Aussitôt au pouvoir, les talibans se rendent chez elle accompagnés de son ex-mari qui leur assure avoir été forcé à divorcer. Ils lui demandent la décision de justice, la déchirent lui rétorquant qu’elle n’est plus valable, et l’obligent à retourner vivre avec le père de ses enfants.

"Mes filles et moi avons beaucoup pleuré ce jour-là. Je me suis dit : "Oh mon Dieu, le diable est revenu", raconte Marwa à l’AFP, un chapelet à la main. Sommée de reprendre sa vie conjugale, la mère de famille voit les coups redoubler.

" Mes mains ont été brisées sept à huit fois ; ces doigts ont été brisés. Il y avait des jours où je tombais inconsciente et mes filles me nourrissaient. Il avait l’habitude de me tirer les cheveux au point de me rendre en partie chauve. Il me battait tellement que toutes mes dents ont été cassées et que j’ai dû mettre ces dents artificielles.", explique Marwa.

A l’été 2022, elle se résout à prendre la fuite avec ses enfants, échappant à la vigilance de son ex-mari parti à une cérémonie familiale.

Chaque fois qu’on frappe à la porte, j’ai peur qu’il ne m’ait retrouvée.

Le sort de Sana n’est pas très différent de celui de Marwa. Cette femme de 37 ans, dont le prénom a été changé, se terre avec ses sept enfants dans une maison, où l’AFP lui a parlé, afin d’échapper aux griffes d’un ex-mari violent. Claquemurée dans une pièce froide aux murs dégarnis dans laquelle elle passe le plus clair de son temps, la famille vit dans l’angoisse d’être découverte.

" A chaque heure, de nuit comme de jour, mon cœur bat la chamade. Chaque fois qu’on frappe à la porte, j’ai peur qu’il ne m’ait retrouvée. Quand mes fils sortent, je leur dis de couvrir leurs visages. On reste assis là en tenant le Coran, (priant) pour pas qu’il nous retrouve. Qu’est-ce que je ferais s’il reprend mes filles, mes enfants ?", confie Sana.

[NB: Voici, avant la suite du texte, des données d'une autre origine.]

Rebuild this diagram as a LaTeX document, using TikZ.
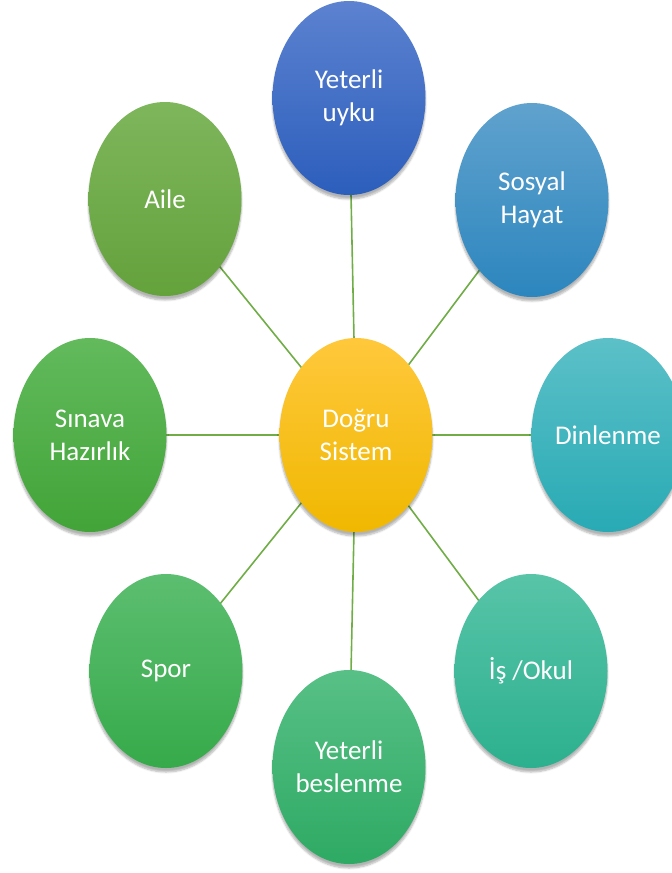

Neuf femmes sur dix victimes de violences physiques

Ces femmes ne sont pas des cas isolés comme le confirme une avocate, Nazifa, qui a reçu au moins "cinq appels" ces derniers mois de clientes divorcées implorant son aide.
La jeune avocate, qui a traité plus d’une centaine de divorces et ne souhaite pas donner son nom de famille, assure aussi que des consœurs lui ont rapporté avoir reçu le même genre de demandes récemment.

En Afghanistan, neuf femmes sur dix sont victimes de violences physiques, sexuelles ou psychologiques de la part de leur partenaire, selon la mission des Nations unies dans le pays. L’avocate, aujourd’hui interdite de travailler par les talibans, le souligne : "Selon l’Islam, en dernier recours lorsqu’il n’y a plus d’harmonie entre le mari et la femme, le divorce est autorisé".

Pourtant depuis 18 mois, les nouveaux dirigeants afghans à l’interprétation austère de l’Islam ont remis en cause les divorces prononcés antérieurement, plongeant les femmes comme Marwa dans des situations d’autant plus désespérées que presque tous les organismes susceptibles de les aider ont disparu.

Le pays le plus répressif au monde pour les femmes

Depuis leur arrivée au pouvoir en août 2021, les talibans ont multiplié les mesures liberticides à l’encontre des femmes. L’accès à l’université leur est interdit, comme celui à l’école secondaire. Elles ont aussi été exclues de nombreux emplois publics, ou sont payées une misère pour rester à la maison. Elles n’ont pas le droit de voyager sans être accompagnées d’un parent masculin et doivent se couvrir intégralement lorsqu’elles sortent de chez elles. En novembre, les talibans leur ont également interdit d’entrer dans les parcs, jardins, salles de sport et bains publics.

Les Nations unies ont appelé les talibans ce mercredi, pour la Journée internationale des femmes, à "immédiatement" mettre fin aux "restrictions draconiennes" prises à l’encontre des droits des femmes en Afghanistan, "pays le plus répressif" au monde dans ce domaine.